As I sat down to write this entry, I flipped through pages of scribbled notes from my last two workshops. It’s impossible to sum it all up neatly, but it’s fun to stumble onto these random jottings that bring back valuable technical advice, goofy inside jokes, and insight into nurturing creativity. Part of my work as summer draws to an end will be to revisit these notebooks and pull out points to use in planning my new course structure for next year. Not only has my curriculum changed…my students have changed also. They’re much more used to shooting what I call “disposable” pictures, and they tend to be less interested in technique. Though many of them seem to fall in love with the darkroom and its craft, they don’t show as much affection for their cameras. Craig and Christopher emphasized creativity over mechanics, self-direction (“points of departure”) over limiting subject assignments, and dialogue over rule-making. They pulled us out of our usual habits and helped us face our demons, whether technical or philosophical. For me it was a validating experience–I too believe in learning through play and in encouraging (or forcing!) students to determine their own subjects as photographers–but it was also very challenging. Photography has evolved from a straightforward process into an endlessly expanding array of technical options; you can’t build a photo program strictly around black-and-white craft anymore, and it’s hard to know where to begin or how to keep things cohesive. Finding a unifying, purposeful thread–a “through-line” for one’s teaching–is one of the biggest challenges now.

Between my two weeks of Alt Pro workshops (2006), a friend and I took a day-long road trip along the coast, north through Belfast and onto Mt. Desert Island. We poked around in shops and galleries, confessed our mutual terror of high bridges (before driving across one), and took pictures like tourists. Away from Rockport, I did feel a bit conspicuous with my camera, until we arrived in Bar Harbor and wandered onto the boat docks on Frenchman’s Bay. The sunset and view were postcard-perfect; photographing it all was completely irresistible. Two women were poised with photo equipment, waiting for the whale-watching boat to pull in, and their cameras could not have been more different in size and “degree of difficulty.”

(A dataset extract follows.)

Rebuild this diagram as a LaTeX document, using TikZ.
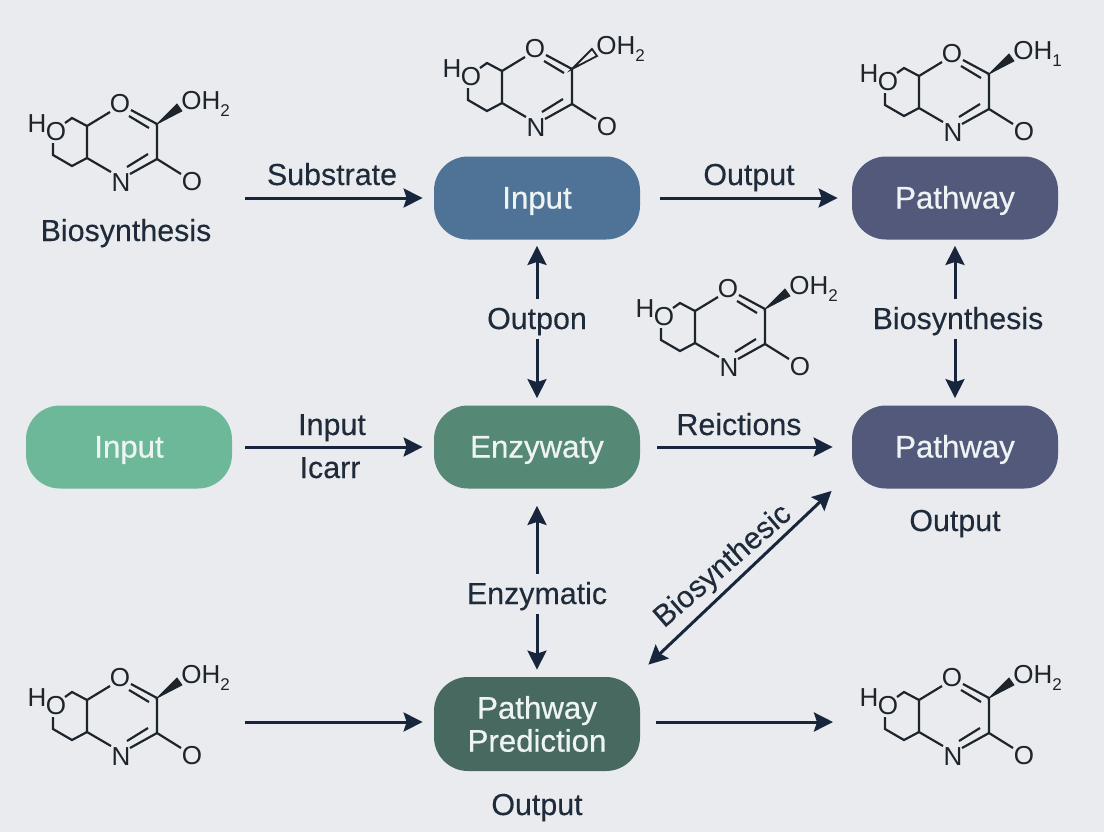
\documentclass[tikz,border=0pt]{standalone}
\usepackage{fontspec}
\setmainfont{Liberation Sans}
\newfontface\boxface{Liberation Sans}[FakeBold=0.6]
\newfontface\labface{Liberation Sans}[FakeBold=0.2]
\usetikzlibrary{arrows.meta}
\definecolor{bgc}{HTML}{E9EBEE}
\definecolor{inkc}{HTML}{17263D}
\definecolor{molc}{HTML}{1D242C}
\definecolor{txtc}{HTML}{1F2B3A}
\definecolor{boxwhite}{HTML}{EEF4F3}
\definecolor{inputc}{HTML}{4F7396}
\definecolor{pathc}{HTML}{53597A}
\definecolor{greenc}{HTML}{6DB899}
\definecolor{enzc}{HTML}{558875}
\definecolor{predc}{HTML}{47695F}
\tikzset{
  boxnode/.style={rectangle,rounded corners=17pt,minimum width=103pt,minimum height=41.5pt,
    text=boxwhite,align=center,font=\fontsize{15.6}{16.5}\boxface},
  oneline/.style={boxnode,text height=10.5pt,text depth=0pt},
  lab/.style={text=txtc,inner sep=0pt,text height=12pt,text depth=2pt,font=\fontsize{15.2}{18}\labface},
  gaplab/.style={lab,fill=bgc,inner ysep=3pt},
  link/.style={draw=inkc,line width=1.5pt,-{Stealth[length=9.5pt,width=9.5pt,inset=1.5pt]}},
  dlink/.style={link,{Stealth[length=9.5pt,width=9.5pt,inset=1.5pt]}-{Stealth[length=9.5pt,width=9.5pt,inset=1.5pt]}},
  atom/.style={text=molc,inner sep=0pt,font=\fontsize{13}{13}\selectfont},
  bond/.style={draw=molc,line width=1.1pt},
  solidwedge/.style={fill=molc,draw=molc,line width=0.4pt},
  openwedge/.style={fill=bgc,draw=molc,line width=0.9pt},
}
% name, shift x, shift y, subscript, wedge style
\newcommand{\molecule}[5]{
\begin{scope}[shift={(#2,#3)}]
\draw[bond] (65,123)--(72,118)--(87,126)--(87,158)--(72,166)--(53,155)--(53,143);
\draw[bond] (87,126)--(110,112);
\draw[bond] (87,158)--(111,172);
\draw[bond] (131,110)--(157,124)--(157,159)--(130,174);
\draw[bond] (129,116)--(149,128);
\draw[bond] (148,154)--(127,167);
\draw[bond] (157,159)--(181,174);
\draw[#5] (157,124)--(177,104)--(182,111)--cycle;
\node[atom] (#1h) at (37,124) {H};
\node[atom] (#1oa) at (56,132) {O};
\node[atom] (#1ob) at (120,104) {O};
\node[atom] (#1n) at (121,183) {N};
\node[atom] (#1oc) at (192,182) {O};
\node[atom,anchor=base west] (#1oh) at (181,109) {OH\raisebox{-3.5pt}{\fontsize{8.5}{8.5}\selectfont #4}};
\end{scope}
}
\begin{document}
\begin{tikzpicture}[x=0.5pt,y=-0.5pt]
\fill[bgc] (0,0) rectangle (1104,832);
\useasboundingbox (0,0) rectangle (1104,832);
\node[oneline,fill=inputc] (inputtop) at (537,198) {Input};
\node[oneline,fill=pathc] (pathtop) at (955,198) {Pathway};
\node[oneline,fill=greenc] (inputleft) at (129,447) {Input};
\node[oneline,fill=enzc] (enzy) at (537,447) {Enzywaty};
\node[oneline,fill=pathc] (pathmid) at (955,447) {Pathway};
\node[boxnode,fill=predc,minimum height=47pt] (pred) at (537,724) {Pathway\\Prediction};
\coordinate (subin) at (245,198);
\coordinate (botin) at (245,722);
\coordinate (botout) at (833,722);
\draw[link,shorten >=5.5pt] (subin)--(inputtop);
\draw[link,shorten <=10pt,shorten >=7pt] (inputtop)--(pathtop);
\draw[link,shorten <=6.5pt,shorten >=5.5pt] (inputleft)--(enzy);
\draw[link,shorten <=8.5pt,shorten >=9.5pt] (enzy)--(pathmid);
\draw[link,shorten >=5.5pt] (botin)--(botin-|pred.west);
\draw[link,shorten <=8pt] (botout-|pred.east)--(botout);
\draw[dlink,shorten <=3pt,shorten >=3.5pt] (inputtop)--(enzy);
\draw[dlink,shorten <=3pt,shorten >=3.5pt] (pathtop)--(pathmid);
\draw[dlink,shorten <=8.5pt,shorten >=3.5pt] (enzy)--(pred);
\draw[dlink] ([shift={(8,-12)}]pred.north east)--([shift={(-20,2)}]pathmid.south west);
\node[lab] (lsubstrate) at (332,175) {Substrate};
\node[lab] (loutput) at (749,175) {Output};
\node[lab] (lbiotop) at (126,231) {Biosynthesis};
\node[gaplab] (loutpon) at (537,319) {Outpon};
\node[gaplab] (lbioright) at (958,319) {Biosynthesis};
\node[lab] (linput) at (332,425) {Input};
\node[lab] (licarr) at (330,468) {Icarr};
\node[lab] (lreict) at (739,425) {Reictions};
\node[lab] (loutmid) at (955,521) {Output};
\node[gaplab] (lenzym) at (537,594) {Enzymatic};
\node[lab] (loutbot) at (537,805) {Output};
\node[lab,rotate=41] (lbiodiag) at (722,565) {Biosynthesic};
\molecule{ma}{0}{0}{2}{solidwedge}
\molecule{mb}{415}{-55}{2}{openwedge}
\molecule{mc}{832}{-50}{1}{solidwedge}
\molecule{md}{608}{185}{2}{solidwedge}
\molecule{me}{0}{574}{2}{solidwedge}
\molecule{mf}{832}{574}{2}{solidwedge}
\end{tikzpicture}
\end{document}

If I were their teacher–and I could have that situation in a digital class–how would I work with such a range of technical options, or give them really useful advice on the right kind of equipment? One note I made in the teachers’ workshop was “how are you going to respect the vision when you’re thinking about the value of the camera?”  But another note said “you [the teacher] don’t want to be a technocrat–as soon as you put a limitation on a student artist, you cut them off at the knees.” Teaching photography was definitely simpler in the days when a Pentax K-1000 and a roll of Tri-X was a great way to start.  I’m both intimidated and excited about the possibilities that my students have now, and my toughest job as a teacher will be to help them use all of these tools as a way of making genuine meaning.